President Zuma, answering a question from from DA parliamentary leader Lindiwe Mazibuko yesterday in front of the National Assembly, said “[y]ou have more rights because you’re a majority; you have less rights because you’re a minority. That’s how democracy works.”
The opposition parliamentarians had a collective hernia before one shouted, quite fairly, at our democratically elected president “You don’t understand democracy!”
To put this rather strange remark in context; Mazibuko had asked if the President would consider changes to the labour relations regime, which pegs the union representation threshold at 51%. News24 reported that:
She said this had led to the situation where AMCU (the Association of Mineworkers and Construction Union) was not a recognised union at Lonmin’s platinum mine, and therefore excluded from wage negotiations.
But JZ responded by suggesting that in a democracy the majority prevailed. Maybe his mind was on elections and counting votes, where the majority does win. He went on:
We operate within regulated society… Between workers and employers there have been negotiations and agreements, and those agreements must be respected.
In a democratic situation, it is the majority that prevail. I can’t change the rules because you want to make a particular point. You can’t then say, smaller unions must then be compared to the bigger unions in the same way.
The president’s point was that workers who did not join the majority union could not expect the same privileges. He finished with this wonderful clanger which we will repeat because a statement like this from a president is just too good a comedic moment:
You have more rights because you’re a majority; you have less rights because you’re a minority. That’s how democracy works.

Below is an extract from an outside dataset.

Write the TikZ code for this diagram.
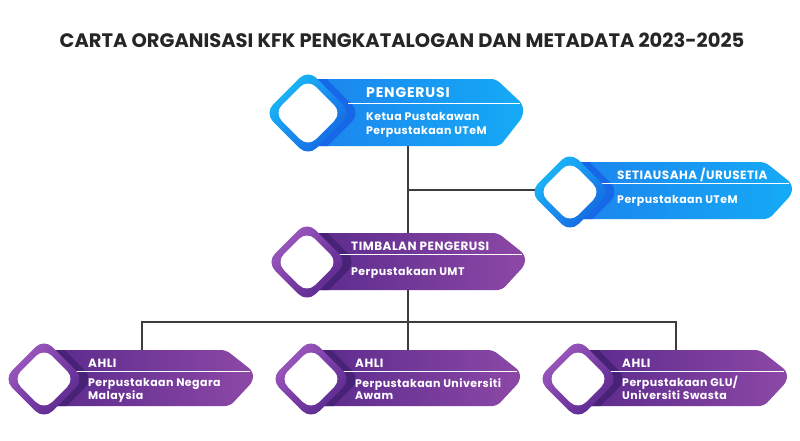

We are all aware that is not how a democracy works. We have set up a pretty good one along with an amazing constitution and Bill of Rights, which are designed so that the very opposite is true. Zuma, not giving up, suggested that it was the other parliamentarians who did not understand democracy saying it was “a question of accepting the rules of democracy, and operating within them”. I think we can all agree that all the nation wants is for our government to start operating – more often – within the rules.